A clergyman in the administration of marriage, is a public civil officer, and in relation to this subject, is not at all distinguished from a judge of the superior or county court, or a justice of the peace, in the performance of the same duty.


This was an action of assumpsit, to recover the sum of 380 dollars, expended, by the plaintiffs, at the special instance and request of the defendants, for the support of Betsey Cooke, the wife of Joseph Cooke, and their five children, from the 8th of October, 1818, to the 9th of September, 1820, alleged to be paupers, having their legal settlement in the town of Stonington, and residing in the town of Goshen, at the time the support was furnished.


Was the marriage between the alleged paupers valid?

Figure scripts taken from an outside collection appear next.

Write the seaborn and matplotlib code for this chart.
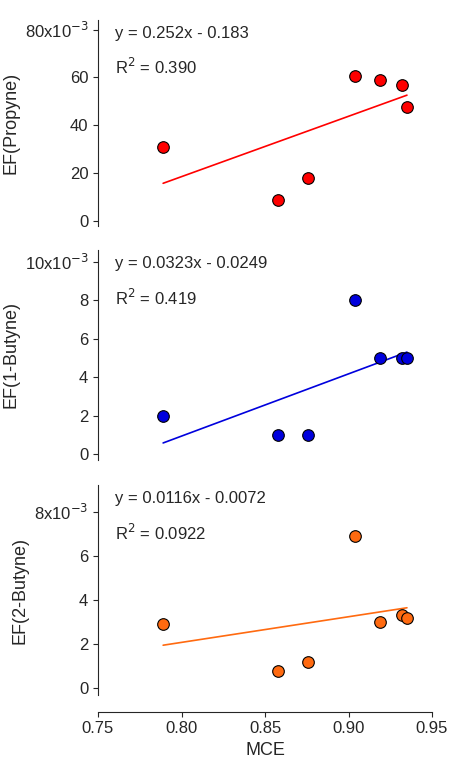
import numpy as np
import seaborn as sns
import matplotlib.pyplot as plt

sns.set_style("ticks")
plt.rcParams['font.family'] = ['Liberation Sans', 'DejaVu Sans']

mce = [0.789, 0.858, 0.876, 0.904, 0.919, 0.932, 0.935]
ef_propyne = [31, 9, 18, 60.5, 59, 57, 47.5]
ef_1butyne = [2, 1, 1, 8, 5, 5, 5]
ef_2butyne = [2.9, 0.8, 1.2, 6.9, 3.0, 3.3, 3.2]
labels = ["EF(Propyne)", "EF(1-Butyne)", "EF(2-Butyne)"]
slopes = [0.252, 0.0323, 0.0116]
intercepts = [-0.183, -0.0249, -0.0072]
eq_text = ["y = 0.252x - 0.183", "y = 0.0323x - 0.0249", "y = 0.0116x - 0.0072"]
r2_text = ["0.390", "0.419", "0.0922"]
colors = ["#ff0000", "#0000dd", "#ff6a10"]
yticks = [[0, 20, 40, 60, 80], [0, 2, 4, 6, 8, 10], [0, 2, 4, 6, 8]]
ylims = [(-2, 84), (-0.3, 10.6), (-0.3, 9.2)]

fig = plt.figure(figsize=(4.49, 7.66), dpi=100)
tops = [20, 250, 485]
bots = [226, 460, 695]
W, H = 449, 766
series = [ef_propyne, ef_1butyne, ef_2butyne]
for i in range(3):
    ax = fig.add_axes([98 / W, 1 - bots[i] / H, (432 - 98) / W, (bots[i] - tops[i]) / H])
    sns.scatterplot(x=mce, y=series[i], ax=ax, color=colors[i], s=70,
                    edgecolor="black", linewidth=0.8, zorder=3, clip_on=False)
    xl = np.array([min(mce), max(mce)])
    ax.plot(xl, (slopes[i] * xl + intercepts[i]) * 1000, color=colors[i], lw=1.2)
    ax.set_xlim(0.75, 0.95)
    ax.set_ylim(*ylims[i])
    ax.set_yticks(yticks[i])
    tl = [str(t) for t in yticks[i]]
    tl[-1] = f"{yticks[i][-1]}x10$^{{-3}}$"
    ax.set_yticklabels(tl, fontsize=12)
    ax.set_ylabel(labels[i], fontsize=13)
    ax.spines["top"].set_visible(False)
    ax.spines["right"].set_visible(False)
    ax.text(0.05, 0.97, eq_text[i], transform=ax.transAxes, fontsize=12, va="top")
    ax.text(0.05, 0.82, f"R$^2$ = {r2_text[i]}", transform=ax.transAxes, fontsize=12, va="top")
    if i < 2:
        ax.spines["bottom"].set_visible(False)
        ax.set_xticks([])
    else:
        ax.spines["bottom"].set_position(("outward", 12))
        ax.set_xticks([0.75, 0.80, 0.85, 0.90, 0.95])
        ax.set_xticklabels(["0.75", "0.80", "0.85", "0.90", "0.95"], fontsize=12)
        ax.set_xlabel("MCE", fontsize=13)

fig.savefig("out.png", dpi=100)
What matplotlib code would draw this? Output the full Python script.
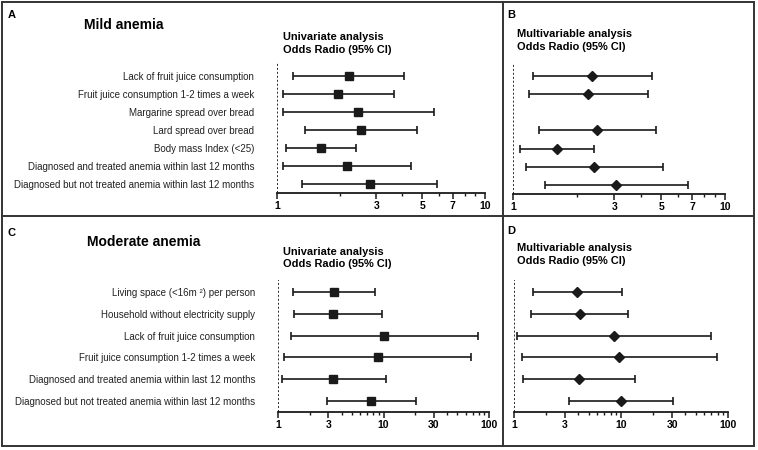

An objection was also made to the validity of the marriage between the alleged paupers, upon which the claim of plaintiffs was founded. Whether the alleged paupers were legally settled in the Town of Stonington depended upon the validity of their marriage. The court found that marriage was authorized and was not susceptible of dispute. The court pointed out that the legislature passed an act, rendering valid all marriages performed by an ordained minister, qualified and empowered to celebrate them, according to the forms and usages of any religious society or denomination. The court found that law applied in the instant situation. Further, the court disagreed with defendants that the law was unconstitutional and/or void. The court declined the request for a new trial.